AIM:
Write out each line that follows exactly as it stands, without the pictures.

SOURCE EXCERPT:
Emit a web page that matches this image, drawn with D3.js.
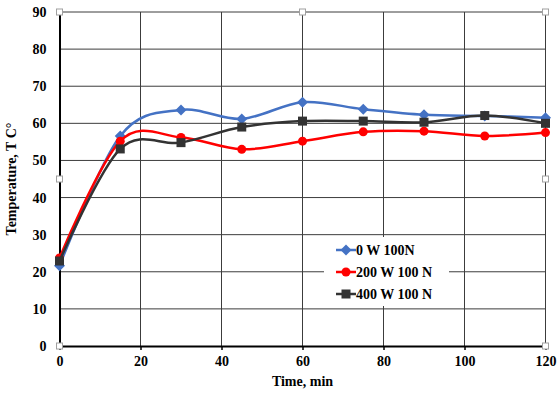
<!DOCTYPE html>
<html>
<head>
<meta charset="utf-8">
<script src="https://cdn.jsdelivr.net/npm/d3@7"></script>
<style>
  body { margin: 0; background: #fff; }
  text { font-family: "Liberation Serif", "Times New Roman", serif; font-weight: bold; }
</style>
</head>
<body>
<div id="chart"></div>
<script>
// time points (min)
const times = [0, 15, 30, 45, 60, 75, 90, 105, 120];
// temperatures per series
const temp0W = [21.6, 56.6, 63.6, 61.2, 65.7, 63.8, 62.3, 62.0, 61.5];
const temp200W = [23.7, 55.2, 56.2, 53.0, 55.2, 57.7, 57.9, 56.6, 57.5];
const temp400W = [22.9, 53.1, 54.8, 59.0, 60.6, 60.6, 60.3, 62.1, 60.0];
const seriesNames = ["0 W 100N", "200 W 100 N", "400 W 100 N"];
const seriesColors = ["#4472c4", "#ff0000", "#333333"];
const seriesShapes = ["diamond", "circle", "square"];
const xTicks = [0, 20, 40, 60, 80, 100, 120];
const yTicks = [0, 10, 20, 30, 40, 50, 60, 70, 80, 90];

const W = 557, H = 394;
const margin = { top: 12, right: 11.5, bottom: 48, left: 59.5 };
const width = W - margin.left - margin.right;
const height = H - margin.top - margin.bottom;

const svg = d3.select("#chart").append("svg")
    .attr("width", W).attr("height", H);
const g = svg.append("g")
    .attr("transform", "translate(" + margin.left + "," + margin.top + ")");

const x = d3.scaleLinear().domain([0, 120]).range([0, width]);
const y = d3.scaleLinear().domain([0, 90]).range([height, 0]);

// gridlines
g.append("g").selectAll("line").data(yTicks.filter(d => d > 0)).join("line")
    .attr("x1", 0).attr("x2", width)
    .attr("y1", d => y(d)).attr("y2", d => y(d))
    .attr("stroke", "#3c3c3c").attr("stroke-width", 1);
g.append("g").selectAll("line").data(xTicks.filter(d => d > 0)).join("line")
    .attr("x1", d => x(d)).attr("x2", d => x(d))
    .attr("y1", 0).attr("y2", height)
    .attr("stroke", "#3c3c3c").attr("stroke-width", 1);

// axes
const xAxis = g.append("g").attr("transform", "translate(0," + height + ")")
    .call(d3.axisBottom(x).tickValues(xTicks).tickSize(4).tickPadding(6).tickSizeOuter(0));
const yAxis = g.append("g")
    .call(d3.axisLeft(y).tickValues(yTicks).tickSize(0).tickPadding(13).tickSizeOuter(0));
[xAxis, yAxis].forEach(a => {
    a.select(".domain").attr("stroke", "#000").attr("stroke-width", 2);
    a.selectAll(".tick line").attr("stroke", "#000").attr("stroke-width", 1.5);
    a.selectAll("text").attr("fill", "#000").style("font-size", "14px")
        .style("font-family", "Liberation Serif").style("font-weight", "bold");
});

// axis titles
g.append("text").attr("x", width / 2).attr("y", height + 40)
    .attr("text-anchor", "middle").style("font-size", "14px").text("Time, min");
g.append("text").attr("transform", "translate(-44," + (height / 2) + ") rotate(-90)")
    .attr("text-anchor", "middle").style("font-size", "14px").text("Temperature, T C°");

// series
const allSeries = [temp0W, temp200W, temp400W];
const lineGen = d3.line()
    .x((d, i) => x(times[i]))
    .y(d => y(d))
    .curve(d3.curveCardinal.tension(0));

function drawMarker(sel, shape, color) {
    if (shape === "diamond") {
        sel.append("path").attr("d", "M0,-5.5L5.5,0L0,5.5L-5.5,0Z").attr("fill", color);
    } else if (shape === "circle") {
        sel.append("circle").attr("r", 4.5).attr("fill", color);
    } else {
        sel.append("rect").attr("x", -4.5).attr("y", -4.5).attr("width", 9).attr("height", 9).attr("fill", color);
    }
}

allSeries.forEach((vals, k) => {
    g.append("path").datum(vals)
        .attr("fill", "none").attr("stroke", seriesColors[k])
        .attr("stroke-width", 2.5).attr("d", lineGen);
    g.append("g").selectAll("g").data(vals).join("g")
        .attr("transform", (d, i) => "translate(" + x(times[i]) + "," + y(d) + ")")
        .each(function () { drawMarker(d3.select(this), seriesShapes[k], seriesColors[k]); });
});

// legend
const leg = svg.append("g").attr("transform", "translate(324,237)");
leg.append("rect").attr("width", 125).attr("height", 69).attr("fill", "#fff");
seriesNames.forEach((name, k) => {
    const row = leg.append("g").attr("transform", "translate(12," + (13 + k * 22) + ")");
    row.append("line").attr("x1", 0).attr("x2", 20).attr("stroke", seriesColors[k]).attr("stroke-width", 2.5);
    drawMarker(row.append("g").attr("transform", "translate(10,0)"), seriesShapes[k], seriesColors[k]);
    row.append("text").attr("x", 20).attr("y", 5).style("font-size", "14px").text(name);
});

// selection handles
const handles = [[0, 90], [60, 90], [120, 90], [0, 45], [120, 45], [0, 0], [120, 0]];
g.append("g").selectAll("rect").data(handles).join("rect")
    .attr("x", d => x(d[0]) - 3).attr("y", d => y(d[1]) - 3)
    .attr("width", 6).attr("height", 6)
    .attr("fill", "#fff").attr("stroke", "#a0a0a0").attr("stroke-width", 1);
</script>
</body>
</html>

ANSWER TO THIS EXERCISE:
Emit a web page that matches this image, drawn with D3.js.
<!DOCTYPE html>
<html>
<head>
<meta charset="utf-8">
<script src="https://cdn.jsdelivr.net/npm/d3@7"></script>
<style>
  body { margin: 0; background: #fff; }
  text { font-family: "Liberation Serif", "Times New Roman", serif; font-weight: bold; }
</style>
</head>
<body>
<div id="chart"></div>
<script>
// time points (min)
const times = [0, 15, 30, 45, 60, 75, 90, 105, 120];
// temperatures per series
const temp0W = [21.6, 56.6, 63.6, 61.2, 65.7, 63.8, 62.3, 62.0, 61.5];
const temp200W = [23.7, 55.2, 56.2, 53.0, 55.2, 57.7, 57.9, 56.6, 57.5];
const temp400W = [22.9, 53.1, 54.8, 59.0, 60.6, 60.6, 60.3, 62.1, 60.0];
const seriesNames = ["0 W 100N", "200 W 100 N", "400 W 100 N"];
const seriesColors = ["#4472c4", "#ff0000", "#333333"];
const seriesShapes = ["diamond", "circle", "square"];
const xTicks = [0, 20, 40, 60, 80, 100, 120];
const yTicks = [0, 10, 20, 30, 40, 50, 60, 70, 80, 90];

const W = 557, H = 394;
const margin = { top: 12, right: 11.5, bottom: 48, left: 59.5 };
const width = W - margin.left - margin.right;
const height = H - margin.top - margin.bottom;

const svg = d3.select("#chart").append("svg")
    .attr("width", W).attr("height", H);
const g = svg.append("g")
    .attr("transform", "translate(" + margin.left + "," + margin.top + ")");

const x = d3.scaleLinear().domain([0, 120]).range([0, width]);
const y = d3.scaleLinear().domain([0, 90]).range([height, 0]);

// gridlines
g.append("g").selectAll("line").data(yTicks.filter(d => d > 0)).join("line")
    .attr("x1", 0).attr("x2", width)
    .attr("y1", d => y(d)).attr("y2", d => y(d))
    .attr("stroke", "#3c3c3c").attr("stroke-width", 1);
g.append("g").selectAll("line").data(xTicks.filter(d => d > 0)).join("line")
    .attr("x1", d => x(d)).attr("x2", d => x(d))
    .attr("y1", 0).attr("y2", height)
    .attr("stroke", "#3c3c3c").attr("stroke-width", 1);

// axes
const xAxis = g.append("g").attr("transform", "translate(0," + height + ")")
    .call(d3.axisBottom(x).tickValues(xTicks).tickSize(4).tickPadding(6).tickSizeOuter(0));
const yAxis = g.append("g")
    .call(d3.axisLeft(y).tickValues(yTicks).tickSize(0).tickPadding(13).tickSizeOuter(0));
[xAxis, yAxis].forEach(a => {
    a.select(".domain").attr("stroke", "#000").attr("stroke-width", 2);
    a.selectAll(".tick line").attr("stroke", "#000").attr("stroke-width", 1.5);
    a.selectAll("text").attr("fill", "#000").style("font-size", "14px")
        .style("font-family", "Liberation Serif").style("font-weight", "bold");
});

// axis titles
g.append("text").attr("x", width / 2).attr("y", height + 40)
    .attr("text-anchor", "middle").style("font-size", "14px").text("Time, min");
g.append("text").attr("transform", "translate(-44," + (height / 2) + ") rotate(-90)")
    .attr("text-anchor", "middle").style("font-size", "14px").text("Temperature, T C°");

// series
const allSeries = [temp0W, temp200W, temp400W];
const lineGen = d3.line()
    .x((d, i) => x(times[i]))
    .y(d => y(d))
    .curve(d3.curveCardinal.tension(0));

function drawMarker(sel, shape, color) {
    if (shape === "diamond") {
        sel.append("path").attr("d", "M0,-5.5L5.5,0L0,5.5L-5.5,0Z").attr("fill", color);
    } else if (shape === "circle") {
        sel.append("circle").attr("r", 4.5).attr("fill", color);
    } else {
        sel.append("rect").attr("x", -4.5).attr("y", -4.5).attr("width", 9).attr("height", 9).attr("fill", color);
    }
}

allSeries.forEach((vals, k) => {
    g.append("path").datum(vals)
        .attr("fill", "none").attr("stroke", seriesColors[k])
        .attr("stroke-width", 2.5).attr("d", lineGen);
    g.append("g").selectAll("g").data(vals).join("g")
        .attr("transform", (d, i) => "translate(" + x(times[i]) + "," + y(d) + ")")
        .each(function () { drawMarker(d3.select(this), seriesShapes[k], seriesColors[k]); });
});

// legend
const leg = svg.append("g").attr("transform", "translate(324,237)");
leg.append("rect").attr("width", 125).attr("height", 69).attr("fill", "#fff");
seriesNames.forEach((name, k) => {
    const row = leg.append("g").attr("transform", "translate(12," + (13 + k * 22) + ")");
    row.append("line").attr("x1", 0).attr("x2", 20).attr("stroke", seriesColors[k]).attr("stroke-width", 2.5);
    drawMarker(row.append("g").attr("transform", "translate(10,0)"), seriesShapes[k], seriesColors[k]);
    row.append("text").attr("x", 20).attr("y", 5).style("font-size", "14px").text(name);
});

// selection handles
const handles = [[0, 90], [60, 90], [120, 90], [0, 45], [120, 45], [0, 0], [120, 0]];
g.append("g").selectAll("rect").data(handles).join("rect")
    .attr("x", d => x(d[0]) - 3).attr("y", d => y(d[1]) - 3)
    .attr("width", 6).attr("height", 6)
    .attr("fill", "#fff").attr("stroke", "#a0a0a0").attr("stroke-width", 1);
</script>
</body>
</html>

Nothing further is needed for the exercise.